Retype only the lines from the one containing "Give me the matplotlib source for this chart." through the one containing "ax = fig.add_axes([0.260, 0.1385, 0.740, 0.6883])", both included, word for word. Pictures stay out of the copy.
-- START OF SUPPLIED MATERIAL --
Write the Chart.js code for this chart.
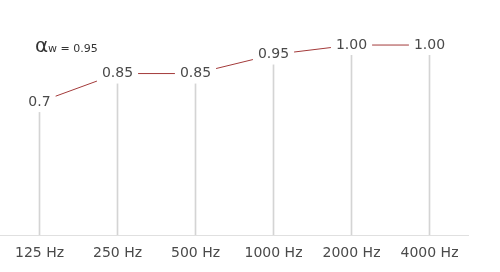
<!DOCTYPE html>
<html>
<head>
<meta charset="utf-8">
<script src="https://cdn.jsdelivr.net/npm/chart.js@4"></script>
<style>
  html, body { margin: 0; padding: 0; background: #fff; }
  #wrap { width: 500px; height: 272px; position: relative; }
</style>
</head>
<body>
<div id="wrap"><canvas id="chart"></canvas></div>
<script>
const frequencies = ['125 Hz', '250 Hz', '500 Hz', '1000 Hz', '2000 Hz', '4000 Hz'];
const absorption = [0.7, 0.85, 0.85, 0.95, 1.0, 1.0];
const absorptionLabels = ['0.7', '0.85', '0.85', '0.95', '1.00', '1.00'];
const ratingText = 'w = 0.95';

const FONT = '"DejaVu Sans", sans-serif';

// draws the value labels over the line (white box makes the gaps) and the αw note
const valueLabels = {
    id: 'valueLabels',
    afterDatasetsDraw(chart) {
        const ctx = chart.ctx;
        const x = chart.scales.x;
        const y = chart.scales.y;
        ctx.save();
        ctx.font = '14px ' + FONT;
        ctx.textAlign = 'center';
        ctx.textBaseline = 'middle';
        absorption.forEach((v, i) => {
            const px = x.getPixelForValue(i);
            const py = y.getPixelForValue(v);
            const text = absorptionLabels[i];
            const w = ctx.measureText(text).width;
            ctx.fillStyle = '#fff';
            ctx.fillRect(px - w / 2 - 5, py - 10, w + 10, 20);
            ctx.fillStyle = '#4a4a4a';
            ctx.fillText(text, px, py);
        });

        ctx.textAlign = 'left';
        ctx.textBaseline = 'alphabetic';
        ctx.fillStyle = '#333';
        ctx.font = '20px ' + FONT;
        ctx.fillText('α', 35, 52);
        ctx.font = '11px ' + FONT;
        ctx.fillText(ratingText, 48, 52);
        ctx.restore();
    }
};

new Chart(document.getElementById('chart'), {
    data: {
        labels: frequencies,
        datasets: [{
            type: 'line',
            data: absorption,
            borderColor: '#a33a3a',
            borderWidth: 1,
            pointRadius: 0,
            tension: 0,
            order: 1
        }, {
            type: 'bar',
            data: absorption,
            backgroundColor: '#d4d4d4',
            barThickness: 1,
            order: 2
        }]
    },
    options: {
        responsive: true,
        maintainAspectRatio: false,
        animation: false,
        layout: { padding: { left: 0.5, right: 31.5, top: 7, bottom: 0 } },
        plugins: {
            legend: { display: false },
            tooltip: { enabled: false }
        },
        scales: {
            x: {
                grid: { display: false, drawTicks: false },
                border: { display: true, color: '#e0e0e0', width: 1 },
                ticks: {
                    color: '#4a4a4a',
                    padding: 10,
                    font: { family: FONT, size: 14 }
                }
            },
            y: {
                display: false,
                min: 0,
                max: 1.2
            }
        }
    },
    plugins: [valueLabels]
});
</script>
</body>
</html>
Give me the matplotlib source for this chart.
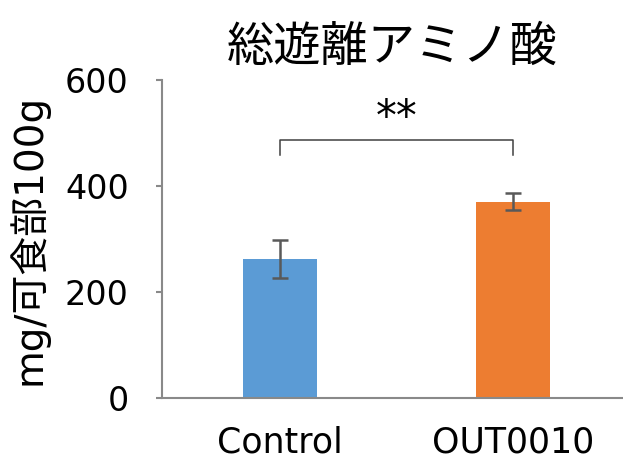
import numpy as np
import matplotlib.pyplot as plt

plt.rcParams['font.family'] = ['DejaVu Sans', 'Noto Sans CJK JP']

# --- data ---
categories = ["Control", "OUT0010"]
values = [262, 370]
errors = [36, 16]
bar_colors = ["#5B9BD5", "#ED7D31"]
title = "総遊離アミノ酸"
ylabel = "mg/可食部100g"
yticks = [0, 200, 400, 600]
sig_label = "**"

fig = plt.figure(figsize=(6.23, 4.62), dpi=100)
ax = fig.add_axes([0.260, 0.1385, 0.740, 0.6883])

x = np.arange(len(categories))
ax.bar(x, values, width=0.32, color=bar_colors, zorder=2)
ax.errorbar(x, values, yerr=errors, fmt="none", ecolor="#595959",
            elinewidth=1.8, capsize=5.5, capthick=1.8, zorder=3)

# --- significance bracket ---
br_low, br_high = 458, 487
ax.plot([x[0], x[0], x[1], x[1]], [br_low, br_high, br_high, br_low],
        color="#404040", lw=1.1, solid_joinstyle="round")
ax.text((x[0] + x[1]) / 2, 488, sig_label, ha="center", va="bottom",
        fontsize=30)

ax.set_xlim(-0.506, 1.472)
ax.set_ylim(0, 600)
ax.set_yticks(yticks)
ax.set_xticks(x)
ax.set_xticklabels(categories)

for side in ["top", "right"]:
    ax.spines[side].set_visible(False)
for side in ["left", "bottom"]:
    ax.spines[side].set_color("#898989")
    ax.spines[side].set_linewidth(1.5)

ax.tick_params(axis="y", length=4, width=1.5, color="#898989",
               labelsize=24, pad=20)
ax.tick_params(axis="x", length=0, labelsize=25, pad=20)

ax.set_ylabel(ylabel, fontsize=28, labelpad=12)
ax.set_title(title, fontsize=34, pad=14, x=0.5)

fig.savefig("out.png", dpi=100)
-- END OF SUPPLIED MATERIAL --
-- START OF SUPPLIED MATERIAL --
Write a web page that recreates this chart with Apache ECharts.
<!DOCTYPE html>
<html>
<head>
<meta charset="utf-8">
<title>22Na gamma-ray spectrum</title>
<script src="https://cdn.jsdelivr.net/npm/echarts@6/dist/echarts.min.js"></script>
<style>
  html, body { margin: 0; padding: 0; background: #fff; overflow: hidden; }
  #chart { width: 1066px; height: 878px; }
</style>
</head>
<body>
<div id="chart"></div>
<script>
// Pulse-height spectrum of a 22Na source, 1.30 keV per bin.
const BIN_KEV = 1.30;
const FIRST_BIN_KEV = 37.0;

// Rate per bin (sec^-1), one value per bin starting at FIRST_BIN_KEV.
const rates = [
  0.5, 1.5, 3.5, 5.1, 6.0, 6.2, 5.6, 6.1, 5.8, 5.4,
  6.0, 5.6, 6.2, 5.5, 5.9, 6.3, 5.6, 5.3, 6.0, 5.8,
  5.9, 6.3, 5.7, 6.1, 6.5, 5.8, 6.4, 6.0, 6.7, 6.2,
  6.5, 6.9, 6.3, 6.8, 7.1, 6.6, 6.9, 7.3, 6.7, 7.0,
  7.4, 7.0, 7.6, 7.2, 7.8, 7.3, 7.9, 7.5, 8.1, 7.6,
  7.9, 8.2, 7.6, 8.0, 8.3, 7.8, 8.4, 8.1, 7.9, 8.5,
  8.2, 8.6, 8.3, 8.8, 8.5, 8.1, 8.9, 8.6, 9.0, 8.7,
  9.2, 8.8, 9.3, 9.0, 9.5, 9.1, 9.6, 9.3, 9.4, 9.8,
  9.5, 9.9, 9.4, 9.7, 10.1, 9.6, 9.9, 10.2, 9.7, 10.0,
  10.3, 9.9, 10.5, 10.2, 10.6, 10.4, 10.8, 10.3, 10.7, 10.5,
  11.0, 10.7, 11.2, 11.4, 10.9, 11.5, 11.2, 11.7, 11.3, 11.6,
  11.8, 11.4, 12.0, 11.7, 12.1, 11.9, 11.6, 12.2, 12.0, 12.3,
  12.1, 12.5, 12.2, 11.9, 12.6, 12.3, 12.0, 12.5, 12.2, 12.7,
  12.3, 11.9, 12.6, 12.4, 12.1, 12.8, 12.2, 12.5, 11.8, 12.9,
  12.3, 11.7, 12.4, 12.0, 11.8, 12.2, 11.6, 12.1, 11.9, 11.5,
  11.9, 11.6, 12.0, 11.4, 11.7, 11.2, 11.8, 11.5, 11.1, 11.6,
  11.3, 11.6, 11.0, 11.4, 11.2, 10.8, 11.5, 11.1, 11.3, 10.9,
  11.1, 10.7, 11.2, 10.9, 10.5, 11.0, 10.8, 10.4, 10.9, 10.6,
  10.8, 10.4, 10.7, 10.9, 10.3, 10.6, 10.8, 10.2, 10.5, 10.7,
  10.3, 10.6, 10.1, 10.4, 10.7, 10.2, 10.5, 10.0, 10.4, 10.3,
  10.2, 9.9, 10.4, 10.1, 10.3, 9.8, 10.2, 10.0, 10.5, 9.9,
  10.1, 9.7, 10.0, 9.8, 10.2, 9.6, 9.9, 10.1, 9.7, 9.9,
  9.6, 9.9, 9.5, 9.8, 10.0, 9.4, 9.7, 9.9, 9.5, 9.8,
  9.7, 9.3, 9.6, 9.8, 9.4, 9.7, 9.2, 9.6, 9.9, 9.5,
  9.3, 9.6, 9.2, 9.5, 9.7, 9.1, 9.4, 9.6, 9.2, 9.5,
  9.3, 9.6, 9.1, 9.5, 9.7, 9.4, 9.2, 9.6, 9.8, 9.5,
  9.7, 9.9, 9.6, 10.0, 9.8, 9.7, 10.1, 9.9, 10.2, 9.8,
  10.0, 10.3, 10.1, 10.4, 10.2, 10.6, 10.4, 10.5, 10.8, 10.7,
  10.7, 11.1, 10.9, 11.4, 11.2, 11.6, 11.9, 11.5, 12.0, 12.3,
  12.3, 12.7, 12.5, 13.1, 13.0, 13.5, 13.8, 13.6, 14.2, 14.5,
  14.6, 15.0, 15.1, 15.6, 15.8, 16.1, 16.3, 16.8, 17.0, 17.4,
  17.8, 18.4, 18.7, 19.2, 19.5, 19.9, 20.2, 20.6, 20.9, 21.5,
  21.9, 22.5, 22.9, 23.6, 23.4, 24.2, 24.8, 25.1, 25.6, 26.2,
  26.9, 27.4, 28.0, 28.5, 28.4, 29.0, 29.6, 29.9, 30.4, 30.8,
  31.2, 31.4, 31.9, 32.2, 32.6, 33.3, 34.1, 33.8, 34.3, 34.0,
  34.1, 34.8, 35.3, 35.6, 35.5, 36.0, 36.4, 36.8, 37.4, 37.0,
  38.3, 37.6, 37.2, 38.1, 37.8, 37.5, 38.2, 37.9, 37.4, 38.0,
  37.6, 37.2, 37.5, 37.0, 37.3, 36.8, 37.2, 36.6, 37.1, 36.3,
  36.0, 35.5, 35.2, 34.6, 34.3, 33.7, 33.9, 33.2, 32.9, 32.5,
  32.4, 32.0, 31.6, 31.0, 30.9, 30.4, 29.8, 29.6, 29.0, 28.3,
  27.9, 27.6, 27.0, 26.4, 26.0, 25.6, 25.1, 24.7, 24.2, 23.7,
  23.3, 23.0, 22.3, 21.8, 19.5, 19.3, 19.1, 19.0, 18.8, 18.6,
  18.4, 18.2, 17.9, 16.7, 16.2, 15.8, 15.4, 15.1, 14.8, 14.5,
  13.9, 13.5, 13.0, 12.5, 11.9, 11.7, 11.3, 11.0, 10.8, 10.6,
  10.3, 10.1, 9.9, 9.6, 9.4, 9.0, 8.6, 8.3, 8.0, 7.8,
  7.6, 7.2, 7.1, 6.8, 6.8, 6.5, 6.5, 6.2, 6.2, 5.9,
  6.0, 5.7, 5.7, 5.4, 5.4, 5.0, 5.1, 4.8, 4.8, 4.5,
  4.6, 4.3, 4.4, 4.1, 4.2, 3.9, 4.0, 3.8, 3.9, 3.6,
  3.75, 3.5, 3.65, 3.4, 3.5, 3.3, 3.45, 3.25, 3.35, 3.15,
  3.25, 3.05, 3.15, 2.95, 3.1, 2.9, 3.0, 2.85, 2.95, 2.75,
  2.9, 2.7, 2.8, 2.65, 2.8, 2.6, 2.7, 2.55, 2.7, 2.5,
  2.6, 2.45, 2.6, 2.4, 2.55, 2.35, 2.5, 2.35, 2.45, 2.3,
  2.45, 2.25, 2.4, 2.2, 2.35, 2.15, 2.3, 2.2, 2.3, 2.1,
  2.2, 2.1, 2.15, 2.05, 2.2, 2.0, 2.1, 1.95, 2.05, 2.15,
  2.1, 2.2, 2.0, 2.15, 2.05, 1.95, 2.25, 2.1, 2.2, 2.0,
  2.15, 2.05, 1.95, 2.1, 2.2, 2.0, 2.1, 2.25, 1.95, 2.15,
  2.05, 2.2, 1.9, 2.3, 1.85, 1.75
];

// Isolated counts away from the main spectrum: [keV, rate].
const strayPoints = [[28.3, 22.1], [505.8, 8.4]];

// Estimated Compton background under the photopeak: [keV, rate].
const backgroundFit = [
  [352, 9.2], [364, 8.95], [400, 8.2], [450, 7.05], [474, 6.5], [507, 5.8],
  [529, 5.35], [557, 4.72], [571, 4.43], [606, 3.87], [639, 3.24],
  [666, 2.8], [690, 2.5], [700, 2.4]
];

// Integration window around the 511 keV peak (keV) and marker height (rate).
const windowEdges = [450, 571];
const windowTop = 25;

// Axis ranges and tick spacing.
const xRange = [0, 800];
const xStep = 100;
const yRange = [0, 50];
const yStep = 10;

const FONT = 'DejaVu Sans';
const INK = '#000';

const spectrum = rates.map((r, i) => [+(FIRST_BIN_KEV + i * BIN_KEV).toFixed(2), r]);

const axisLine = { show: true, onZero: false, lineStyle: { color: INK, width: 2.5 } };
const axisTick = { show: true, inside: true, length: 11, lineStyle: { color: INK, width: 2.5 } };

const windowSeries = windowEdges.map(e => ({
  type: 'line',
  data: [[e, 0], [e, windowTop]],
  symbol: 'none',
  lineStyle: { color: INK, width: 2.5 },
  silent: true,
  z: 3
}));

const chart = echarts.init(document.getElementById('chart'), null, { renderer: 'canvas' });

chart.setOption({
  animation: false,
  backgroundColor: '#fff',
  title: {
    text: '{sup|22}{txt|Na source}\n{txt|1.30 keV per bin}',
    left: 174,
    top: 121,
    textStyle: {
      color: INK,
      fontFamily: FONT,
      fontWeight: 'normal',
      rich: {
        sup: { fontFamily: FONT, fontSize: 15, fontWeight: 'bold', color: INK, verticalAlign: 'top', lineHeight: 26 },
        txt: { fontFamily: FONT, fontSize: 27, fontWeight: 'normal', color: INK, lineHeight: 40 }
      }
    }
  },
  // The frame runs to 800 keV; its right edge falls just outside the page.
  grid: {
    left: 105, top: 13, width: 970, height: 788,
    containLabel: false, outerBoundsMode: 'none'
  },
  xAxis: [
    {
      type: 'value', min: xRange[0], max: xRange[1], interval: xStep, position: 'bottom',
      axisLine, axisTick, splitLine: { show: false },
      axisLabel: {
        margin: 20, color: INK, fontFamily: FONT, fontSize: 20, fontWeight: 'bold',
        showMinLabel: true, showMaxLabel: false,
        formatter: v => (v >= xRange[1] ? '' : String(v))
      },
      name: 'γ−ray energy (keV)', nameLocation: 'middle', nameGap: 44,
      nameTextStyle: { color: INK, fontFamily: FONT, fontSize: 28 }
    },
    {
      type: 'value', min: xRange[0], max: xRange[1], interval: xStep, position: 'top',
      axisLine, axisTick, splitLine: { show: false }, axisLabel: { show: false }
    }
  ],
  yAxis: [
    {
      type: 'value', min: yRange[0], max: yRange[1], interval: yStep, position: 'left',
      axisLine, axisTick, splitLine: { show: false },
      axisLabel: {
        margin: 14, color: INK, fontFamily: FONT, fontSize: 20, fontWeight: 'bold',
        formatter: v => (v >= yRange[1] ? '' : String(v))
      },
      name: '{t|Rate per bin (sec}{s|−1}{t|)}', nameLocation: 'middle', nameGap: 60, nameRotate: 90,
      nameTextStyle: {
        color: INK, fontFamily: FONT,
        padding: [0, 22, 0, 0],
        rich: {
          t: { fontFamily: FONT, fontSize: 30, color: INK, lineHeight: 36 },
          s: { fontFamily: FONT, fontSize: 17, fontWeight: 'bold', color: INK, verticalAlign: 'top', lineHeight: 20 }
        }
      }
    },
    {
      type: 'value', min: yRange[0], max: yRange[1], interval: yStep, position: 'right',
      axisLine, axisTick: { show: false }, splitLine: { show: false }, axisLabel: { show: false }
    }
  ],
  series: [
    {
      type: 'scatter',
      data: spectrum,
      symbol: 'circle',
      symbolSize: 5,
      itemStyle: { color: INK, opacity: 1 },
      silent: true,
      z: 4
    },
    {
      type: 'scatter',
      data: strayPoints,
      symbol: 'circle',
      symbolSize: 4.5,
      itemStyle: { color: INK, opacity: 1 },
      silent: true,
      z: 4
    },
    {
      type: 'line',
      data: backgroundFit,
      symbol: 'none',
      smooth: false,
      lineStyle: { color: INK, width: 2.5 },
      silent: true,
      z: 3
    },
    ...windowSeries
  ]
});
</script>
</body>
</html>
-- END OF SUPPLIED MATERIAL --
**SOLUTION TO THIS PROBLEM**
Give me the matplotlib source for this chart.
import numpy as np
import matplotlib.pyplot as plt

plt.rcParams['font.family'] = ['DejaVu Sans', 'Noto Sans CJK JP']

# --- data ---
categories = ["Control", "OUT0010"]
values = [262, 370]
errors = [36, 16]
bar_colors = ["#5B9BD5", "#ED7D31"]
title = "総遊離アミノ酸"
ylabel = "mg/可食部100g"
yticks = [0, 200, 400, 600]
sig_label = "**"

fig = plt.figure(figsize=(6.23, 4.62), dpi=100)
ax = fig.add_axes([0.260, 0.1385, 0.740, 0.6883])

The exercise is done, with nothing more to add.